Taiwan’s air has improved due to “increasingly stringent regulations and in some cases economic incentives,” wrote Harrell. But ozone pollution, from vehicle exhaust, remains a problem.
Since democratic reforms in the 1990s, Taiwan has been grappling with its traffic problem, including tens of millions of scooters clogging the streets and throwing up clouds of noxious blue smoke.
Over the past few years, a Taiwanese company has begun manufacturing electric scooters. But this has yet to make a major impact, wrote Harrell.
As Taiwan grew rich through the 1960s and 1970s, and eventually developed democracy, the government has planted more trees, although the island was never severely deforested, as other parts of Asia were, particularly China.
In 1976, forest covered 50.8% of the island compared with 60.9% in 2012, according to Harrell. The numbers also reflected a switch to fossil fuels rather than burning biomass for fuel, he wrote.
Soil restoration, as in other parts of Asia, has been much harder to implement.
Industrialization and rapid economic development left areas of the island polluted with heavy metal and waste.
In 2002, the government began to officially clean up polluted sites, but progress has been slow.

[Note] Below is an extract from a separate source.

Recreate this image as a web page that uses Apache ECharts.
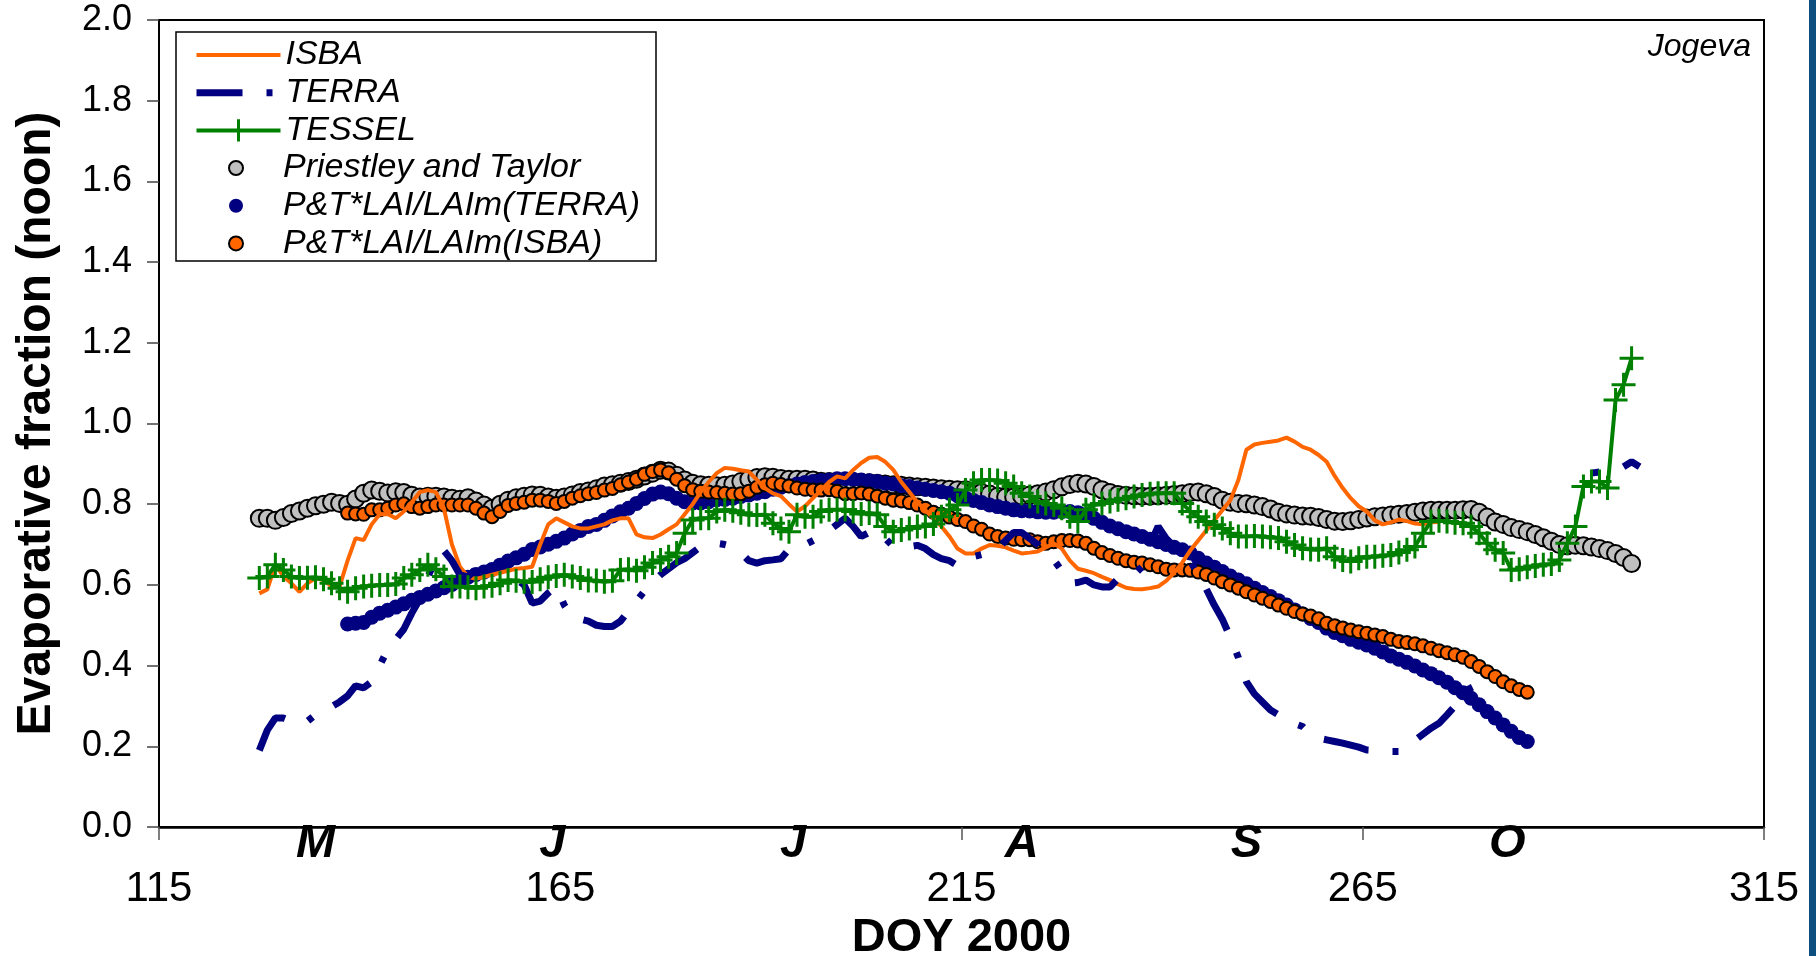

Some of this came about as the result of protests and activism.
Since the 1980s, as part of a pro-Democracy movement, environmental activists have pressured the government.
Now the environmental movement has turned professional and includes full-time staff, members of the urban middle class, teachers, students, fishermen, and indigenous people.
In one of Taiwan’s historically most polluted cities, Kaohsiung, life expectancy is 4.3 years shorter than in the capital, Taipei, according to a recent study.
Ongoing protests against industrial development have forced the government to close industrial plants. And recently, school children and teachers monitored emissions from a nearby cement factory, sharing their data with the public.
Meanwhile, scholars have joined public television in examining attitudes toward environmental waste among indigenous peoples. One scholar found that indigenous people on the neighboring island of Lanyu, where nuclear waste has been stored for decades, opposed the repository. But another tribe of indigenous people on the southeastern coast of Taiwan was less opposed to a planned repository because the authority of their elders had been destroyed and replaced by loyalty to the state.
An immediate issue
Such a heightened concern is emblematic of the mindset of a growing number of Taiwanese.
A poll last year found that the environment is now the number one concern for most people on the island, even above income, said Shu-hui Shih, deputy director for TECO in Seattle.
Some of this is due to the proximity to China. Taiwan is roughly 100 miles off its coast and is sometimes flooded with China’s air pollution, she said.
Meanwhile, because of climate change, typhoons, which once regularly slammed the island and provided necessary rainwater, have decreased in recent years. These are reminders, for many, that environmental safety is not just a future issue.
“This is a problem Taiwan has to face right now,” said Shih.